Fui a Jerusalén, porque Dios me reveló que debía hacerlo, durante mi tiempo allí, me reuní en privado con los que eran reconocidos como los dirigentes de la iglesia y les presenté el mensaje que predico a los gentiles. Quería asegurarme de que estábamos de acuerdo, porque temía que todos mis esfuerzos hubieran sido inútiles y que estaba corriendo la carrera en vano.
Sin embargo ellos me respaldaron y ni siquiera exigieron que mi compañero Tito se circuncidara, a pesar de que era griego, incluso esa cuestión surgió sólo a causa de algunos que se dicen cristianos —falsos cristianos en realidad —, que se habían infiltrado entre nosotros.
Se metieron en secreto para espiarnos y privarnos de la libertad que tenemos en Cristo Jesús.
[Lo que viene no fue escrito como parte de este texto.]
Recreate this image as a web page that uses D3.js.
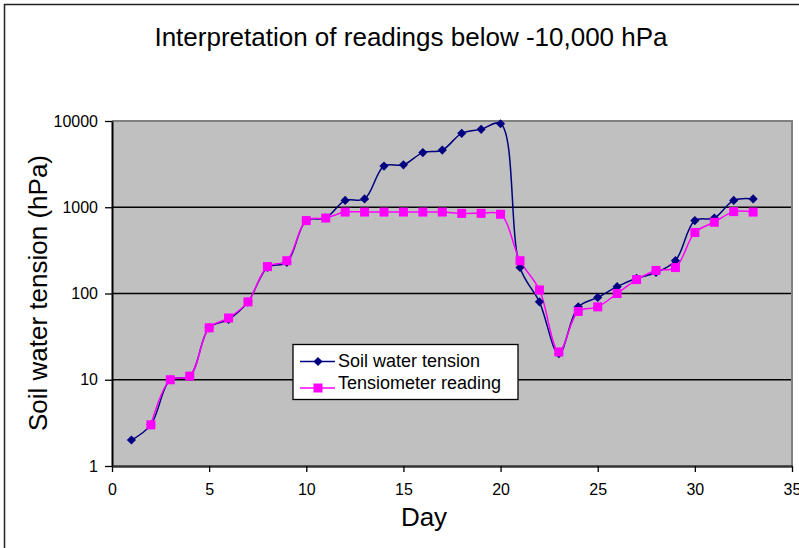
<!DOCTYPE html>
<html>
<head>
<meta charset="utf-8">
<script src="https://cdn.jsdelivr.net/npm/d3@7"></script>
<style>
  body { margin: 0; background: #fff; }
  svg { display: block; font-family: "Liberation Sans", Arial, sans-serif; }
</style>
</head>
<body>
<svg id="chart" width="799" height="548"></svg>
<script>
// chart data
const days = [1,2,3,4,5,6,7,8,9,10,11,12,13,14,15,16,17,18,19,20,21,22,23,24,25,26,27,28,29,30,31,32,33];
const soilTension = [2,3,10,11,40,50,80,200,230,700,750,1200,1250,3000,3100,4300,4600,7200,8000,9300,200,80,20,70,90,120,150,175,240,700,750,1200,1250];
const tensiometer = [null,3,10,11,40,52,80,205,240,700,750,880,880,880,880,880,880,850,850,830,240,110,21,62,70,100,145,185,200,510,670,890,880];
const xTicks = [0,5,10,15,20,25,30,35];
const yTicks = [1,10,100,1000,10000];
const seriesNames = ["Soil water tension", "Tensiometer reading"];

const svg = d3.select("#chart");
const plot = {left: 112, right: 792, top: 121, bottom: 466};

const x = d3.scaleLinear().domain([0, 35]).range([plot.left, plot.right]);
const y = d3.scaleLog().domain([1, 10000]).range([plot.bottom, plot.top]);

// outer frame
svg.append("rect")
  .attr("x", 4.5).attr("y", 4.5)
  .attr("width", 830).attr("height", 580)
  .attr("fill", "none").attr("stroke", "#222").attr("stroke-width", 1.5);

// title
svg.append("text")
  .attr("x", 411).attr("y", 46)
  .attr("text-anchor", "middle")
  .attr("font-size", 26)
  .text("Interpretation of readings below -10,000 hPa");

// plot area
svg.append("rect")
  .attr("x", plot.left).attr("y", plot.top)
  .attr("width", plot.right - plot.left).attr("height", plot.bottom - plot.top)
  .attr("fill", "#c0c0c0");

svg.append("defs").append("clipPath").attr("id", "clip")
  .append("rect")
  .attr("x", plot.left).attr("y", plot.top - 3)
  .attr("width", plot.right - plot.left).attr("height", plot.bottom - plot.top + 3);

// gridlines
svg.append("g")
  .selectAll("line")
  .data(yTicks.slice(1, -1))
  .join("line")
    .attr("x1", plot.left).attr("x2", plot.right)
    .attr("y1", d => y(d)).attr("y2", d => y(d))
    .attr("stroke", "#000").attr("stroke-width", 1.3);

// top and right border of plot area
svg.append("path")
  .attr("d", `M${plot.left},${plot.top}H${plot.right}V${plot.bottom}`)
  .attr("fill", "none").attr("stroke", "#808080").attr("stroke-width", 2);

// axes
const yAxis = d3.axisLeft(y)
  .tickValues(yTicks)
  .tickFormat(d3.format("d"))
  .tickSizeInner(7).tickSizeOuter(0).tickPadding(7);

svg.append("g")
  .attr("transform", `translate(${plot.left},0)`)
  .call(yAxis)
  .call(g => g.select(".domain").attr("stroke", "#000").attr("stroke-width", 2))
  .call(g => g.selectAll(".tick line").attr("stroke", "#000").attr("stroke-width", 1.3))
  .call(g => g.selectAll(".tick text")
    .attr("font-size", 16).attr("fill", "#000")
    .attr("font-family", "Liberation Sans, Arial, sans-serif"));

const xAxis = d3.axisBottom(x)
  .tickValues(xTicks)
  .tickSizeInner(6).tickSizeOuter(0).tickPadding(12);

svg.append("g")
  .attr("transform", `translate(0,${plot.bottom})`)
  .call(xAxis)
  .call(g => g.select(".domain").attr("stroke", "#333").attr("stroke-width", 2.5))
  .call(g => g.selectAll(".tick line").attr("stroke", "#000").attr("stroke-width", 1.3))
  .call(g => g.selectAll(".tick text")
    .attr("font-size", 16).attr("fill", "#000")
    .attr("font-family", "Liberation Sans Narrow, Liberation Sans, Arial, sans-serif"));

// axis titles
svg.append("text")
  .attr("x", 424).attr("y", 526)
  .attr("text-anchor", "middle")
  .attr("font-size", 26)
  .text("Day");

svg.append("text")
  .attr("transform", "translate(47,293) rotate(-90)")
  .attr("text-anchor", "middle")
  .attr("font-size", 26)
  .text("Soil water tension (hPa)");

// series
const soil = days.map((d, i) => ({day: d, v: soilTension[i]}));
const tens = days.map((d, i) => ({day: d, v: tensiometer[i]})).filter(d => d.v != null);

// centripetal catmull-rom: smooth like Excel without big overshoots
const line = d3.line()
  .x(d => x(d.day))
  .y(d => y(d.v))
  .curve(d3.curveCatmullRom.alpha(0.5));

const series = svg.append("g").attr("clip-path", "url(#clip)");

series.append("path")
  .datum(soil)
  .attr("d", line)
  .attr("fill", "none").attr("stroke", "#000080").attr("stroke-width", 1.5);

series.append("path")
  .datum(tens)
  .attr("d", line)
  .attr("fill", "none").attr("stroke", "#ff00ff").attr("stroke-width", 1.5);

const diamond = d3.symbol().type(d3.symbolSquare).size(42);

svg.append("g")
  .selectAll("path")
  .data(soil)
  .join("path")
    .attr("transform", d => `translate(${x(d.day)},${y(d.v)}) rotate(45)`)
    .attr("d", diamond)
    .attr("fill", "#000080");

svg.append("g")
  .selectAll("rect")
  .data(tens)
  .join("rect")
    .attr("x", d => x(d.day) - 4.5).attr("y", d => y(d.v) - 4.5)
    .attr("width", 9).attr("height", 9)
    .attr("fill", "#ff00ff");

// legend
const legend = svg.append("g");
legend.append("rect")
  .attr("x", 293).attr("y", 344.5)
  .attr("width", 225).attr("height", 55)
  .attr("fill", "#fff").attr("stroke", "#000").attr("stroke-width", 1.3);

const legendRows = [
  {name: seriesNames[0], color: "#000080", ly: 361.5, ty: 367},
  {name: seriesNames[1], color: "#ff00ff", ly: 388, ty: 388.5}
];

legendRows.forEach((r, i) => {
  legend.append("line")
    .attr("x1", 300).attr("x2", 335)
    .attr("y1", r.ly).attr("y2", r.ly)
    .attr("stroke", r.color).attr("stroke-width", 1.5);
  if (i === 0) {
    legend.append("path")
      .attr("transform", `translate(318,${r.ly}) rotate(45)`)
      .attr("d", diamond)
      .attr("fill", r.color);
  } else {
    legend.append("rect")
      .attr("x", 313.5).attr("y", r.ly - 4.5)
      .attr("width", 9).attr("height", 9)
      .attr("fill", r.color);
  }
  legend.append("text")
    .attr("x", 338).attr("y", r.ty)
    .attr("font-size", 18)
    .text(r.name);
});
</script>
</body>
</html>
Pues querían esclavizarnos y obligarnos a seguir los reglamentos judíos, pero no nos doblegamos ante ellos ni por un solo instante. Queríamos preservar la verdad del mensaje del evangelio para ustedes.
Los líderes de la iglesia no tenían nada que agregar a lo que yo predicaba. (dicho sea de paso, su fama de grandes líderes a mí no me afectó para nada, porque Dios no tiene favoritos).
Al contrario, ellos comprendieron que Dios me había dado la responsabilidad de predicar el evangelio a los gentiles tal como le había dado a Pedro la responsabilidad de predicar a los judíos.
Pues el mismo Dios que actuaba por medio de Pedro, apóstol a los judíos, también actuaba por medio de mí, apóstol a los gentiles.
De hecho, Santiago, Pedro y Juan —quienes eran considerados pilares de la iglesia —reconocieron el don que Dios me había dado y nos aceptaron a Bernabé y a mí como sus colegas. Nos animaron a seguir predicando a los gentiles mientras ellos continuaban su tarea con los judíos.